ANA Magnet program promotes excellence
ANA Magnet program promotes excellence
Singled-out facilities are showcasing distinction
Is your hospital one of ten around the nation that meet new quality nursing standards? You'd know it - "Magnet" hospitals aren't shy about their designation because it signifies outstanding nursing care. In fact, they've been flying flags and mounting advertising campaigns to flaunt the honor.
The American Nurses Association (ANA) in Washington has been awarding its nursing seal of approval since 1993 to hospitals that have passed muster - and that paid their process costs, which can run between $1,000 and $7,500, depending on size. More than 70 hospitals have applied for Magnet status, and these have gained the title to date:
· University of Washington at Seattle Medical Center
· Hackensack (NJ) University Medical Center
· University of California at Davis Medical Center
· St. Joseph's Hospital of Atlanta
· Inova Fairfax (VA) Hospital in Fairfax
· Mayo-Rochester (MN) Hospital
· Robert Wood Johnson University Hospital in New Brunswick, NJ
· Jersey Shore Medical Center in Neptune, NJ
· The Miriam Hospital in Providence, RI
· St. Peter's Medical Center in New Brunswick, NJ
The ANA Credentialing Center's program concentrates on excellence in nursing service and care. The standards measure everything from how much time nurses spend with patients to how many patients get bedsores. Some input comes from self-evaluation by the nurses of the facility. Submitted documentation and evidence are reviewed by professional nurse appraisers for two levels of achievement:
· Meeting the essential core. If a single core criterion is unmet, the application process goes no further and the application and fee are returned to the applicant.
· Meeting Magnet criteria. Appraisers first scrutinize written documentation of Magnet criteria and decide if a facility achieves a minimum score. When the appraisers determine that the written evidence and documentation satisfy the Magnet criteria, a two-day site appraisal is scheduled and conducted. The thorough appraisal verifies, clarifies, and amplifies all information from the written documentation as well as on-site requirements.
Evidence from the self-evaluation, from community input, and from the site appraisal are presented to the commissioners of the Magnet program, and they then vote on whether a facility is awarded the designation.
'Let nurses be nurses'
St. Joseph's Hospital in Atlanta became a Magnet facility by letting nurses be nurses - not inventory clerks, patient transporters, or paper chasers. Vickie Moore, RN, MSN, chief nurse executive and vice president of operations at St. Joseph's, says rather than increasing nursing efficiency by employing more aides, the hospital changed clerical and clinical portions of its care delivery system. As a result of a project initiated a few years ago, nurses now spend 50% of their time in direct patient care, rather than 38%, says Moore.
"It's a natural tendency to look at the nursing payroll and to attempt to decrease it by reducing the number of nurses and adding more aides, but a system can be made more efficient also by making changes that allow nurses to do their jobs more effectively," says Moore. After an assessment revealed that performing inventory, transport, and paperwork functions reduced the amount of time at bedside, a task force composed of a clinical nurse specialist, representatives from risk management and quality management, and staff nurses devised a time frame and a plan for its implementation.
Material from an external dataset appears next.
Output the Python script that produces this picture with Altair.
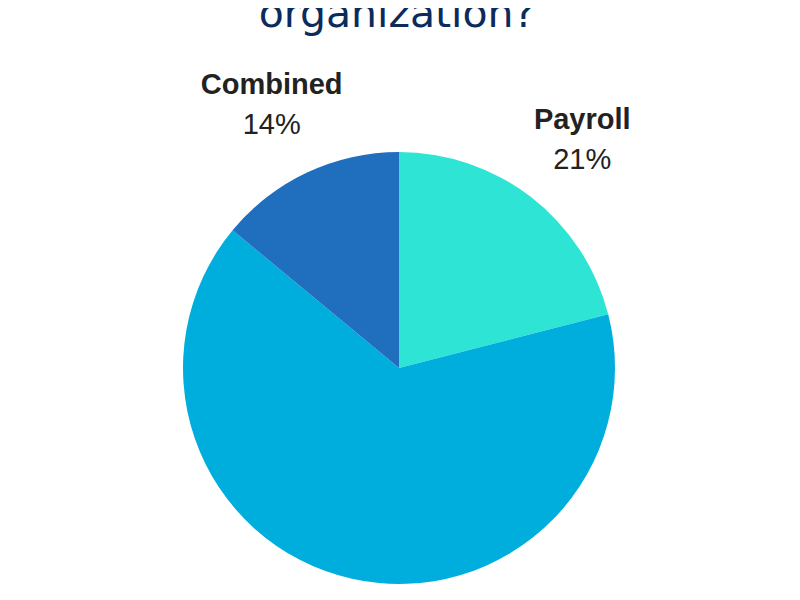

For their four-month pilot project, they selected a floor that contained a 23-bed renal/ pulmonary unit and a 25-bed cardiology unit. The task force selected those units because they were distinctly different: The renal/pulmonary patients had an average length of stay of 5.1 days, while cardiology patients stay 2.42 days on average. "We figured if these changes would work on the pilot floor, they would work throughout the med-surg division," says Shahin Vojdani, RN, St. Joseph's nursing project leader.
'We pay nurses too much to just do chores'
The team tracked qualitative and quantitative data prior to implementation, including patient falls, medication errors, infection rates, patient satisfaction, overtime/additional hours, hours per patient day for direct caregivers, and occupancy. "We wanted to make sure changes were not affecting our quality in a negative way," explains Vojdani.
Although team members would spend another 19 months implementing the project on 11 units, they provided paperwork relief by implementing several clerical changes facilitywide in fewer than six weeks, including giving secretaries sufficient information about the unit's activities and patients so they could field telephone questions and not interrupt the nurses.
Team members also collected a sample of forms such as those used at admission, asked nurses the purpose of each, and consolidated the essential elements, cutting the total number in half.
In addition, the team eliminated the time nurses spent in charging and taking inventory on supplies. "We looked at how much time it to took to apply stickers or bar codes to send to central supply. It may seem like an insignificant amount of time, but it does add up," Vojdani says. "Nurses now have no involvement with stocking. We pay them too much to have them be stock clerks," she says.